Largest one just die. this real sucks big time!


----------



## Alisonj (Aug 24, 2008)

I am sorry you are having a tough time, we seem to be going through a similar issue. We have been treating daily and doing everything we are suppose to and while we have only lost one fish it seems like it is not going away! I have heard some other fish breeders say that ICK is becoming really resistant to alot of the medications. They suggesting Cupramine. I havent used it yet but if things dont start improving I may be trying it.


----------



## redfish (Nov 30, 2002)

Where would I find it never heard of it before? thanks, yes that was what the LPS shop owner
told me She said she was taking a big lost of fish to this, didnt tell me how she got it under control, probley wants me to buy some more of her way way overpriced fish. thanks Brent
One of my favorite peacocks just bit the dust, get them from a size of a fry take years to get
them growed up and this happens, I think now I should have stayed with two large red devils
in there and a large pleco, far less trouble and they dont die easy. Now I know how people feel
when they lost a lot of fish! thanks Brent


----------



## redfish (Nov 30, 2002)

Well I have three left out of 12 , still have ick treating with a copper product safe, and keeping
temp about 86, the ick seems to be clearing up not as much flashing. This is a hard learned
lesson, I f you have loachs make sure to use something for copper base for paristes. Sick in 
Lousiana


----------



## blackhailfire (Oct 14, 2008)

Well I'm in slidell and i just picked up ick on two red tiger motaguesis. So I'm treating with paraguard.


----------



## redfish (Nov 30, 2002)

How it going with the meds your using? good luck, Brent, what gets me is I see ick in these
tanks at the LPS and tell the owners about it and they dont do anything about it and sell
fish to people not knowing a fish covered with ick, *** see this often and will tell the person
buying the fish not to buy owner there or not. I use to see a sign on tanks with ick NOT FOR
SAlE SICK FISH, no LPS around this area do's this anymore, couldnt care less, the dollar is all
that matters. I guess ick is good for the LPS pocket books sell meds buy more fish. Not
all pet shops are like this, Im speaking of the ones around the area I live!


----------



## Alisonj (Aug 24, 2008)

We have had success with the cupramine!!! It is a serious pain in the butt testing and maintaining the copper levels but it has worked! Finally. 
I think its funny when LPS put signs on one or two tanks but the systems are totally fed off each other. So if that tank is sick, the others will follow! LOL I agree they dont care a good part of the time. Just sell is all they care about.
If you still have problems try the cupramine.


----------



## Alisonj (Aug 24, 2008)

We got ours at a fish store that just opened but it isnt very readily available at all. Also you need to buy a copper test kit with it.


----------



## redfish (Nov 30, 2002)

I think Im just about finished with it the temp up to 86 killing them off slowly and i used
some Aquari-sol mild treatment for sensitive species. Loach keeper beware of meds I have use
meds before without problems and all it took was one time treating to cause my loss.


----------



## CichlidLover2 (Jul 31, 2005)

Usually loaches aren't good with meds anyways.
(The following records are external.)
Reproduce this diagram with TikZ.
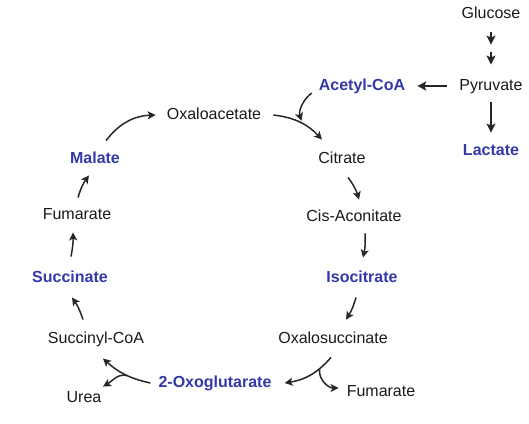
\documentclass[tikz,border=0pt]{standalone}
\usepackage{fontspec}
\setmainfont{Liberation Sans}
\usetikzlibrary{arrows.meta}
\definecolor{krebsblue}{RGB}{51,57,168}
\begin{document}
\begin{tikzpicture}[x=1pt,y=1pt,
  lbl/.style={inner sep=0pt,text height=11.5pt,text depth=3pt,
    font=\fontsize{16}{19}\selectfont,text=black!90},
  key/.style={lbl,font=\fontsize{16}{19}\selectfont\bfseries,text=krebsblue},
  arr/.style={line width=1.5pt,black!85,
    -{Stealth[length=8pt,width=8pt,inset=2pt]}},
  bigarr/.style={line width=2.4pt,black!85,
    -{Stealth[length=9pt,width=9pt,inset=2pt]}}]
\useasboundingbox (0,0) rectangle (529,-423);
            \draw (491,-14) node[lbl] (glu) {Glucose};
            \draw (491,-86) node[lbl] (pyr) {Pyruvate};
            \draw (362,-86) node[key] (acoa) {Acetyl-CoA};
            \draw (491,-151) node[key] (lac) {Lactate};
            \draw (214,-115) node[lbl] (oxa) {Oxaloacetate};
            \draw (342,-159) node[lbl] (cit) {Citrate};
            \draw (354,-217) node[lbl] (cis) {Cis-Aconitate};
            \draw (362,-278) node[key] (iso) {Isocitrate};
            \draw (333,-339) node[lbl] (oxs) {Oxalosuccinate};
            \draw (381,-392) node[lbl] (fumr) {Fumarate};
            \draw (215,-383) node[key] (oxg) {2-Oxoglutarate};
            \draw (84,-398) node[lbl] (urea) {Urea};
            \draw (96,-339) node[lbl] (scoa) {Succinyl-CoA};
            \draw (70,-278) node[key] (suc) {Succinate};
            \draw (77,-215) node[lbl] (fuml) {Fumarate};
            \draw (95,-159) node[key] (mal) {Malate};
            \draw[bigarr] ([yshift=-11pt]glu.south) -- ([yshift=34pt]pyr.north);
            \draw[bigarr] ([yshift=-31pt]glu.south) -- ([yshift=14pt]pyr.north);
            \draw[bigarr] ([xshift=-12pt]pyr.west) -- ([xshift=12pt]acoa.east);
            \draw[bigarr] ([yshift=-9pt]pyr.south) -- ([yshift=11pt]lac.north);
            \draw[arr] ([xshift=12pt]oxa.east) to[bend left=20]
              coordinate[pos=.55] (join) ([xshift=-20pt,yshift=12pt]cit.north);
            \draw[arr,shorten >=3pt] ([xshift=-7pt,yshift=-7pt]acoa.west)
              to[bend right=35] (join);
            \draw[arr] ([xshift=6pt,yshift=-11pt]cit.south) to[bend left=10]
              ([xshift=5pt,yshift=10pt]cis.north);
            \draw[arr] ([xshift=11pt,yshift=-9pt]cis.south) to[bend left=8]
              ([xshift=1pt,yshift=13pt]iso.north);
            \draw[arr] ([xshift=-6pt,yshift=-12pt]iso.south) to[bend left=8]
              ([xshift=13pt,yshift=12pt]oxs.north);
            \draw[arr] ([xshift=-2pt,yshift=-11pt]oxs.south) to[bend left=20]
              coordinate[pos=.28] (fb) ([xshift=13pt]oxg.east);
            \draw[arr] (fb) to[out=-100,in=180] ([xshift=-8pt,yshift=4pt]fumr.west);
            \draw[arr] ([xshift=-8pt]oxg.west) to[bend left=15]
              coordinate[pos=.45] (ub) ([xshift=7pt,yshift=-12pt]scoa.south);
            \draw[arr] (ub) to[out=170,in=30] ([xshift=19pt,yshift=4pt]urea.north);
            \draw[arr] ([xshift=-13pt,yshift=12pt]scoa.north) to[bend right=8]
              ([xshift=2pt,yshift=-12pt]suc.south);
            \draw[arr] ([xshift=1pt,yshift=14pt]suc.north) to[bend right=6]
              ([xshift=-4pt,yshift=-10pt]fuml.south);
            \draw[arr] ([xshift=1pt,yshift=10pt]fuml.north) to[bend left=10]
              ([xshift=-6pt,yshift=-9pt]mal.south);
            \draw[arr] ([xshift=11pt,yshift=11pt]mal.north) to[bend left=25]
              ([xshift=-11pt]oxa.west);
\end{tikzpicture}
\end{document}
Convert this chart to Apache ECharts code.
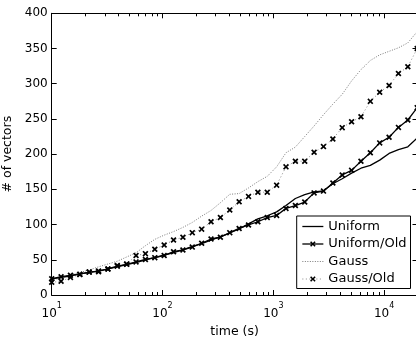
<!DOCTYPE html>
<html>
<head>
<meta charset="utf-8">
<script src="https://cdn.jsdelivr.net/npm/echarts@6/dist/echarts.min.js"></script>
<style>
  html, body { margin: 0; padding: 0; background: #fff; }
  #chart { width: 416px; height: 337px; }
</style>
</head>
<body>
<div id="chart"></div>
<script>
// Sample times (s), roughly 12 samples per decade
const times = [10, 12.15, 14.76, 17.94, 21.79, 26.48, 32.17, 39.08, 47.49, 57.69,
  70.09, 85.17, 103.5, 125.7, 152.8, 185.6, 225.5, 274.0, 332.9, 404.5,
  491.4, 597.1, 725.4, 881.4, 1071, 1301, 1581, 1920, 2333, 2835,
  3444, 4184, 5084, 6177, 7505, 9119, 11080, 13460, 16360, 19870];

// Number of vectors for each run
const uniform = [23, 25, 27, 30, 32, 34, 37, 40, 43, 46,
  50, 53, 57, 60, 64, 69, 73, 78, 83, 88,
  94, 101, 108, 112.5, 118, 127, 137, 142.5, 146.5, 148,
  158, 165, 173, 180, 184, 191.5, 201, 206.5, 210.5, 223];

const uniformOld = [23, 26, 28, 29.5, 32.5, 34, 37, 41, 43.5, 47,
  50.5, 53, 56, 61.5, 64, 68, 73.5, 79.5, 82, 88.5,
  94.5, 99.5, 104, 110, 113, 123, 127, 132, 145, 147.5,
  159, 170.5, 177, 190, 202, 216, 224, 238, 248.5, 266];

const gauss = [21, 24, 29, 32, 35.5, 40, 44, 48, 54, 60,
  70, 79, 85, 90, 96, 103, 112, 120, 131, 143,
  144, 152, 161, 168.5, 182, 202, 210, 225, 240, 256,
  271, 285, 304, 320, 333, 341, 346, 351, 358, 374];

const gaussOld = [18, 19.5, 25, 29, 32.5, 33, 37, 42, 44, 56,
  58.7, 65, 71, 78, 82, 88.5, 93.5, 104, 110, 120.7,
  132.5, 140, 146, 146, 156, 182, 190, 190, 202.7, 210.7,
  221.6, 237.6, 246, 253, 275, 288, 297.5, 314.5, 324, 350];

// Axis settings
const xMin = 10, xMax = 20000;
const yTicks = [0, 50, 100, 150, 200, 250, 300, 350, 400];

// Minor tick positions on the log axis (2..9 within each decade)
const minorTicks = [];
[10, 100, 1000, 10000].forEach(function (d) {
  for (let m = 2; m <= 9; m++) {
    if (d * m < xMax) minorTicks.push(d * m);
  }
});

const FONT = 'DejaVu Sans';
const CROSS = 'path://M0,2 L2,0 L5,3 L8,0 L10,2 L7,5 L10,8 L8,10 L5,7 L2,10 L0,8 L3,5 Z';

function pairs(vals) {
  return times.map(function (t, i) { return [t, vals[i]]; });
}

const chart = echarts.init(document.getElementById('chart'), null, { renderer: 'canvas' });

const axisLine = { show: true, onZero: false, lineStyle: { color: '#000', width: 1 } };
const majorTick = { show: true, inside: true, length: 5, lineStyle: { color: '#000', width: 1 } };

chart.setOption({
  animation: false,
  backgroundColor: '#fff',
  grid: { left: 51.7, top: 13.3, width: 365.8, height: 281.7, containLabel: false, outerBoundsMode: 'none' },
  xAxis: [
    {
      type: 'log', logBase: 10, min: xMin, max: xMax,
      name: 'time (s)', nameLocation: 'middle', nameGap: 19,
      nameTextStyle: { fontFamily: FONT, fontSize: 12.5, color: '#000' },
      axisLine: axisLine,
      axisTick: majorTick,
      splitLine: { show: false },
      axisLabel: {
        margin: 7, showMaxLabel: false,
        formatter: function (v) { return '{b|10}{s|' + Math.round(Math.log10(v)) + '}'; },
        rich: {
          b: { fontFamily: FONT, fontSize: 12, lineHeight: 18, verticalAlign: 'bottom', color: '#000' },
          s: { fontFamily: FONT, fontSize: 8, lineHeight: 8, verticalAlign: 'top', color: '#000' }
        }
      }
    },
    {
      type: 'log', logBase: 10, min: xMin, max: xMax, position: 'top',
      axisLine: axisLine,
      axisTick: majorTick,
      axisLabel: { show: false },
      splitLine: { show: false }
    }
  ],
  yAxis: [
    {
      type: 'value', min: yTicks[0], max: yTicks[yTicks.length - 1], interval: 50,
      name: '# of vectors', nameLocation: 'middle', nameGap: 29, nameRotate: 90,
      nameTextStyle: { fontFamily: FONT, fontSize: 12.5, color: '#000' },
      axisLine: axisLine,
      axisTick: majorTick,
      splitLine: { show: false },
      axisLabel: { margin: 4, fontFamily: FONT, fontSize: 12, color: '#000' }
    },
    {
      type: 'value', min: yTicks[0], max: yTicks[yTicks.length - 1], interval: 50, position: 'right',
      axisLine: axisLine,
      axisTick: majorTick,
      splitLine: { show: false },
      axisLabel: { show: false }
    }
  ],
  legend: {
    orient: 'vertical', left: 296.7, top: 216,
    padding: [3, 4, 2, 5],
    itemWidth: 21, itemHeight: 7, itemGap: 2.5,
    backgroundColor: '#fff', borderColor: '#000', borderWidth: 1, borderRadius: 0,
    selectedMode: false,
    textStyle: { fontFamily: FONT, fontSize: 13, lineHeight: 15, color: '#000' },
    lineStyle: { width: 'inherit' },
    data: [
      { name: 'Uniform', itemStyle: { opacity: 0 } },
      { name: 'Uniform/Old' },
      { name: 'Gauss', itemStyle: { opacity: 0 } },
      { name: 'Gauss/Old' }
    ]
  },
  series: [
    {
      name: 'Uniform', type: 'line', data: pairs(uniform), symbol: 'none',
      lineStyle: { color: '#000', width: 1.3 }, itemStyle: { color: '#000' },
      emphasis: { disabled: true }, z: 4
    },
    {
      name: 'Uniform/Old', type: 'line', data: pairs(uniformOld),
      symbol: CROSS, symbolSize: 6,
      lineStyle: { color: '#000', width: 1.3 }, itemStyle: { color: '#000', borderWidth: 0 },
      emphasis: { disabled: true }, z: 4
    },
    {
      name: 'Gauss', type: 'line', data: pairs(gauss), symbol: 'none',
      lineStyle: { color: '#7a7a7a', width: 1, type: [1, 1.5] }, itemStyle: { color: '#7a7a7a' },
      emphasis: { disabled: true }, z: 2
    },
    {
      name: 'Gauss/Old', type: 'line', data: pairs(gaussOld),
      symbol: CROSS, symbolSize: 6,
      lineStyle: { color: '#8a8a8a', width: 1, type: [1, 2.5] }, itemStyle: { color: '#000', borderWidth: 0 },
      emphasis: { disabled: true }, z: 3
    },
    {
      // minor ticks of the log axis, drawn on the bottom and top frame edges
      type: 'custom', silent: true, clip: false, z: 5,
      data: minorTicks.map(function (v) { return [v, 0]; }),
      renderItem: function (params, api) {
        const cs = params.coordSys;
        const x = Math.round(api.coord([api.value(0), 0])[0]) + 0.5;
        const bottom = cs.y + cs.height;
        return {
          type: 'group',
          children: [
            { type: 'line', shape: { x1: x, y1: bottom, x2: x, y2: bottom - 3 }, style: { stroke: '#000', lineWidth: 1 } },
            { type: 'line', shape: { x1: x, y1: cs.y, x2: x, y2: cs.y + 3 }, style: { stroke: '#000', lineWidth: 1 } }
          ]
        };
      }
    }
  ]
});
</script>
</body>
</html>
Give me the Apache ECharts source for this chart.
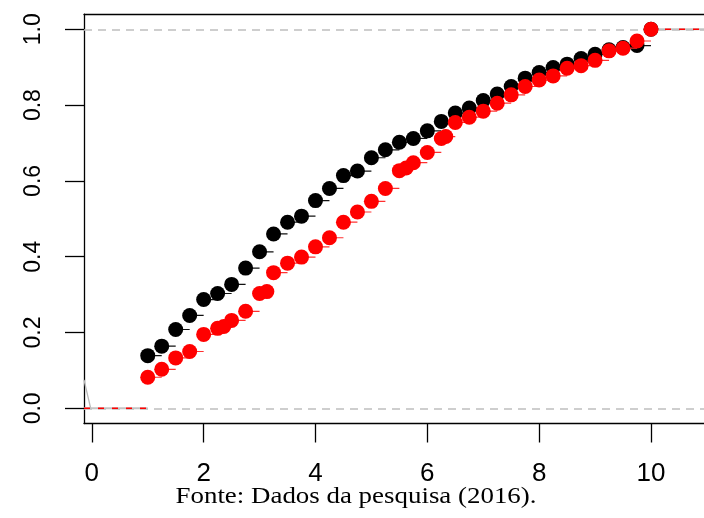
<!DOCTYPE html>
<html>
<head>
<meta charset="utf-8">
<script src="https://cdn.jsdelivr.net/npm/echarts@6/dist/echarts.min.js"></script>
<style>
html,body{margin:0;padding:0;background:#fff;}
#chart{width:704px;height:518px;}
</style>
</head>
<body>
<div id="chart"></div>
<script>
// ---- data ----
const blackX = [1,1.25,1.5,1.75,2,2.25,2.5,2.75,3,3.25,3.5,3.75,4,4.25,4.5,4.75,5,5.25,5.5,5.75,6,6.25,6.5,6.75,7,7.25,7.5,7.75,8,8.25,8.5,8.75,9,9.25,9.5,9.75,10];
const blackY = [0.139,0.164,0.208,0.245,0.287,0.303,0.327,0.370,0.413,0.460,0.491,0.507,0.548,0.580,0.614,0.626,0.661,0.682,0.702,0.712,0.732,0.757,0.779,0.792,0.812,0.829,0.849,0.871,0.886,0.899,0.908,0.923,0.934,0.946,0.952,0.957,1.000];
const redX = [1,1.25,1.5,1.75,2,2.25,2.36,2.5,2.75,3,3.13,3.25,3.5,3.75,4,4.25,4.5,4.75,5,5.25,5.5,5.62,5.75,6,6.25,6.33,6.5,6.75,7,7.25,7.5,7.75,8,8.25,8.5,8.75,9,9.25,9.5,9.75,10];
const redY = [0.082,0.103,0.133,0.150,0.195,0.211,0.216,0.232,0.256,0.303,0.308,0.358,0.383,0.399,0.426,0.450,0.491,0.518,0.546,0.580,0.627,0.634,0.648,0.675,0.712,0.717,0.754,0.768,0.784,0.805,0.827,0.849,0.866,0.877,0.897,0.904,0.918,0.943,0.950,0.969,1.000];
const artifactX = [-0.14, -0.02];
const artifactY = [0.075, 0.0];
const xTicks = [0,2,4,6,8,10];
const yTicks = [0,0.2,0.4,0.6,0.8,1.0];
const refLines = [0,1];
const caption = 'Fonte: Dados da pesquisa (2016).';

const X_MIN = -0.14, X_MAX = 10.948, Y_MIN = -0.04, Y_MAX = 1.04;

function stepSegments(xs, ys){
  const segs = [];
  for (let i = 0; i < xs.length - 1; i++) segs.push([xs[i], ys[i], xs[i+1]]);
  return segs;
}
function tails(xs){
  return [[X_MIN, 0, xs[0]], [xs[xs.length-1], 1, X_MAX]];
}
function segRenderer(color, width, dash){
  return function(params, api){
    const p0 = api.coord([api.value(0), api.value(1)]);
    const p1 = api.coord([api.value(2), api.value(1)]);
    return {type:'line', shape:{x1:p0[0],y1:p0[1],x2:p1[0],y2:p1[1]},
      style:{stroke:color, lineWidth:width, lineDash:dash || null}};
  };
}

const chart = echarts.init(document.getElementById('chart'), null, {renderer:'canvas'});
chart.setOption({
  animation:false,
  backgroundColor:'#fff',
  graphic:[{type:'text', x:356, y:485, scaleX:1.17, originX:0, silent:true,
    style:{text:caption, align:'center', verticalAlign:'top', fill:'#000',
      font:'23px "Liberation Serif"'}}],
  grid:{left:84, top:14.1, right:0, bottom:94.5, show:false},
  xAxis:[
    {type:'value', min:X_MIN, max:X_MAX, position:'bottom',
      axisLine:{show:true, onZero:false, lineStyle:{color:'#000', width:1.3}},
      axisTick:{show:true, inside:false, length:19, customValues:xTicks, lineStyle:{color:'#000', width:1.3}},
      axisLabel:{customValues:xTicks, margin:37, fontFamily:'Liberation Sans', fontSize:26, color:'#000'},
      splitLine:{show:false}},
    {type:'value', min:X_MIN, max:X_MAX, position:'top',
      axisLine:{show:true, onZero:false, lineStyle:{color:'#000', width:1.3}},
      axisTick:{show:false}, axisLabel:{show:false}, splitLine:{show:false}}
  ],
  yAxis:{type:'value', min:Y_MIN, max:Y_MAX, position:'left',
    axisLine:{show:true, onZero:false, lineStyle:{color:'#000', width:1.3}},
    axisTick:{show:true, inside:false, length:19, customValues:yTicks, lineStyle:{color:'#000', width:1.3}},
    axisLabel:{customValues:yTicks, rotate:90, margin:39, fontFamily:'Liberation Sans', fontSize:23, color:'#000',
      formatter:v => Number(v).toFixed(1)},
    splitLine:{show:false}},
  series:[
    {type:'line', name:'ref', data:[], silent:true, z:1,
      markLine:{symbol:'none', silent:true, label:{show:false},
        lineStyle:{color:'#bebebe', type:[8,6], width:1.5},
        data:refLines.map(v => ({yAxis:v}))}},
    {type:'line', name:'artifact', data:artifactX.map((x,i)=>[x, artifactY[i]]), symbol:'none',
      lineStyle:{color:'#b8b8b8', width:1.3}, z:2, silent:true},
    {type:'custom', name:'tailsBlack', data:tails(blackX), renderItem:segRenderer('#c4c4c4', 2), clip:true, z:3},
    {type:'custom', name:'segBlack', data:stepSegments(blackX, blackY), renderItem:segRenderer('#111', 1.2), clip:true, z:3},
    {type:'scatter', name:'black', data:blackX.map((x,i)=>[x, blackY[i]]), symbol:'circle', symbolSize:15,
      itemStyle:{color:'#000', opacity:1}, z:4},
    {type:'custom', name:'tailsRed', data:tails(redX), renderItem:segRenderer('#ff0000', 1.5, [6,8]), clip:true, z:5},
    {type:'custom', name:'segRed', data:stepSegments(redX, redY), renderItem:segRenderer('#ff3030', 1.2), clip:true, z:5},
    {type:'scatter', name:'red', data:redX.map((x,i)=>[x, redY[i]]), symbol:'circle', symbolSize:15,
      itemStyle:{color:'#ff0000', opacity:1}, z:6}
  ]
});
</script>
</body>
</html>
What works wonders is raising the temp (for the ich to fall off) then use small doses of meds or even just salt to treat.

Sorry for your losses


----------



## Desi&lt;3 (Feb 13, 2008)

just to add this in, when treating scaleless fish for ich with meds treat at half dose. I have always done this and am doing it right now due to a BN pleco. It has never harmed or stressed my cats out. Full strength is for fish with scales not fish with skin, just remember this if your tank ever gets ich again


----------



## redfish (Nov 30, 2002)

Thanks most meds will tell on the direction to use less with scaleless fish with the metrozole
best used for bloat! It had no warning on the container, I use it before full dose with seachem 
brand this was a different brand in the pill instead of the power form. Should have stayed with
the power form never no problems. The pills were for fish one pill for every ten gallons and stated it was good for ick. I though using the more expensive metro would take care of the
problem quicker, was I ever wrong, If I get bloat in my tank will treat 1 pill to 20 gallons.
Should have stayed with the power form.


----------



## atp777 (Feb 26, 2007)

My Cichlids have recently come down with Velvet. I'm using Mardel CopperSafe and it's working like a charm and apparently Velvet is worse than Ich. Look for a copper sulfate medication, use carbon to remove all other meds and try that if you wish. It might do the trick.

Also, I'm sorry about your losses. I've lost 1 so far to Velvet this week.


----------



## reptiler13 (Jan 24, 2009)

The directions for coppersafe says to use normal filtration, kinda confused do you remove the carbon?


----------



## atp777 (Feb 26, 2007)

Yes, remove the carbon. It will remove the medication from the water.


----------



## 55gal (Jan 19, 2009)

Never had an ich problem and HOPE, I never do. I heard that a product called Coppersafe treats infections of Ich, worth looking into
Good Luck


----------